# Start of Data provided

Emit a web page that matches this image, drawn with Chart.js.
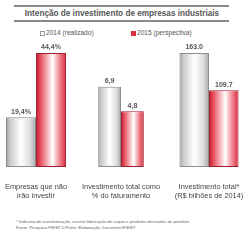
<!DOCTYPE html>
<html>
<head>
<meta charset="utf-8">
<script src="https://cdn.jsdelivr.net/npm/chart.js@4"></script>
<style>
    body { margin: 0; width: 250px; height: 250px; overflow: hidden; background: #fff; font-family: Arial, "Liberation Sans", sans-serif; position: relative; }
    .rule { position: absolute; left: 14px; width: 215px; background: #8a8a8a; }
    #title { position: absolute; left: 0; width: 244px; top: 9px; text-align: center; font-size: 8.2px; font-weight: bold; color: #555; }
    .leg { position: absolute; top: 29px; font-size: 6.6px; color: #555; white-space: nowrap; }
    .sw { display: inline-block; width: 5px; height: 5px; margin-right: 1px; vertical-align: -0.5px; box-sizing: border-box; }
    .box { position: absolute; top: 40px; width: 84px; height: 160px; }
    .note { position: absolute; left: 16px; font-size: 4.3px; color: #666; white-space: nowrap; }
</style>
</head>
<body>
<div class="rule" style="top:5px;height:2px"></div>
<div id="title">Intenção de investimento de empresas industriais</div>
<div class="rule" style="top:20px;height:1.5px"></div>
<div class="leg" style="left:40px"><span class="sw" style="border:1px solid #999;background:#fff"></span>2014 (realizado)</div>
<div class="leg" style="left:131px"><span class="sw" style="background:#d8303e"></span>2015 (perspectiva)</div>

<div class="box" style="left:-6px"><canvas id="c0"></canvas></div>
<div class="box" style="left:79px"><canvas id="c1"></canvas></div>
<div class="box" style="left:167px"><canvas id="c2"></canvas></div>

<div class="note" style="top:219px">* Indústria de transformação, exceto fabricação de coque e produtos derivados do petróleo.</div>
<div class="note" style="top:225px">Fonte: Pesquisa FIESP-D'Fatto; Elaboração: Decomtec/FIESP.</div>

<script>
const categories = [
    ['Empresas que não', 'irão investir'],
    ['Investimento total como', '% do faturamento'],
    ['Investimento total*', '(R$ bilhões de 2014)']
];
const series2014 = [19.4, 6.9, 163.0];
const series2015 = [44.4, 4.8, 109.7];
const labels2014 = ['19,4%', '6,9', '163.0'];
const labels2015 = ['44,4%', '4,8', '109.7'];
const axisMax = [44.4, 9.8, 163.0];

// horizontal "cylinder" gradients for the bars
const grayStops = [[0, '#9a9a9a'], [0.12, '#c8c8c8'], [0.5, '#ffffff'], [0.8, '#dedede'], [1, '#a8a8a8']];
const redStops = [[0, '#c01c2c'], [0.15, '#e8505e'], [0.55, '#ffffff'], [0.8, '#f0808c'], [1, '#d42c3c']];

const barLook = {
    id: 'barLook',
    beforeDatasetsDraw(chart) {
        const ctx = chart.ctx;
        chart.data.datasets.forEach((ds, i) => {
            const stops = i === 0 ? grayStops : redStops;
            chart.getDatasetMeta(i).data.forEach(bar => {
                const g = ctx.createLinearGradient(bar.x - bar.width / 2, 0, bar.x + bar.width / 2, 0);
                stops.forEach(s => g.addColorStop(s[0], s[1]));
                bar.options.backgroundColor = g;
            });
        });
    },
    afterDatasetsDraw(chart) {
        const ctx = chart.ctx;
        ctx.save();
        ctx.font = 'bold 7px Arial, "Liberation Sans", sans-serif';
        ctx.fillStyle = '#555';
        ctx.textAlign = 'center';
        ctx.textBaseline = 'bottom';
        chart.data.datasets.forEach((ds, i) => {
            chart.getDatasetMeta(i).data.forEach((bar, j) => {
                ctx.fillText(ds.valueLabels[j], bar.x, bar.y - 2);
            });
        });
        ctx.restore();
    }
};

categories.forEach((cat, k) => {
    new Chart(document.getElementById('c' + k), {
        type: 'bar',
        data: {
            labels: [cat],
            datasets: [
                {
                    label: '2014 (realizado)',
                    data: [series2014[k]],
                    valueLabels: [labels2014[k]],
                    borderColor: '#8c8c8c',
                    borderWidth: 1,
                    borderSkipped: false
                },
                {
                    label: '2015 (perspectiva)',
                    data: [series2015[k]],
                    valueLabels: [labels2015[k]],
                    borderColor: '#a02030',
                    borderWidth: 1,
                    borderSkipped: false
                }
            ]
        },
        options: {
            animation: false,
            responsive: true,
            maintainAspectRatio: false,
            layout: { padding: { top: 13, left: 0, right: 0, bottom: 0 } },
            datasets: { bar: { categoryPercentage: 0.714, barPercentage: 1 } },
            plugins: { legend: { display: false }, tooltip: { enabled: false } },
            scales: {
                x: {
                    grid: { display: false },
                    border: { display: false },
                    afterFit(scale) { scale.height = 33; },
                    ticks: {
                        color: '#444',
                        font: { size: 7.4, family: 'Arial, "Liberation Sans", sans-serif', lineHeight: 1.2 },
                        padding: 8,
                        maxRotation: 0,
                        autoSkip: false
                    }
                },
                y: {
                    display: false,
                    min: 0,
                    max: axisMax[k]
                }
            }
        },
        plugins: [barLook]
    });
});
</script>
</body>
</html>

# End of Data provided

Could the lines from the top of the material through the line with "FIESP-D'Fatto; Elaboração: Decomtec/FIESP.</div>" be repeated exactly, pictures left out?

Emit a web page that matches this image, drawn with Chart.js.
<!DOCTYPE html>
<html>
<head>
<meta charset="utf-8">
<script src="https://cdn.jsdelivr.net/npm/chart.js@4"></script>
<style>
    body { margin: 0; width: 250px; height: 250px; overflow: hidden; background: #fff; font-family: Arial, "Liberation Sans", sans-serif; position: relative; }
    .rule { position: absolute; left: 14px; width: 215px; background: #8a8a8a; }
    #title { position: absolute; left: 0; width: 244px; top: 9px; text-align: center; font-size: 8.2px; font-weight: bold; color: #555; }
    .leg { position: absolute; top: 29px; font-size: 6.6px; color: #555; white-space: nowrap; }
    .sw { display: inline-block; width: 5px; height: 5px; margin-right: 1px; vertical-align: -0.5px; box-sizing: border-box; }
    .box { position: absolute; top: 40px; width: 84px; height: 160px; }
    .note { position: absolute; left: 16px; font-size: 4.3px; color: #666; white-space: nowrap; }
</style>
</head>
<body>
<div class="rule" style="top:5px;height:2px"></div>
<div id="title">Intenção de investimento de empresas industriais</div>
<div class="rule" style="top:20px;height:1.5px"></div>
<div class="leg" style="left:40px"><span class="sw" style="border:1px solid #999;background:#fff"></span>2014 (realizado)</div>
<div class="leg" style="left:131px"><span class="sw" style="background:#d8303e"></span>2015 (perspectiva)</div>

<div class="box" style="left:-6px"><canvas id="c0"></canvas></div>
<div class="box" style="left:79px"><canvas id="c1"></canvas></div>
<div class="box" style="left:167px"><canvas id="c2"></canvas></div>

<div class="note" style="top:219px">* Indústria de transformação, exceto fabricação de coque e produtos derivados do petróleo.</div>
<div class="note" style="top:225px">Fonte: Pesquisa FIESP-D'Fatto; Elaboração: Decomtec/FIESP.</div>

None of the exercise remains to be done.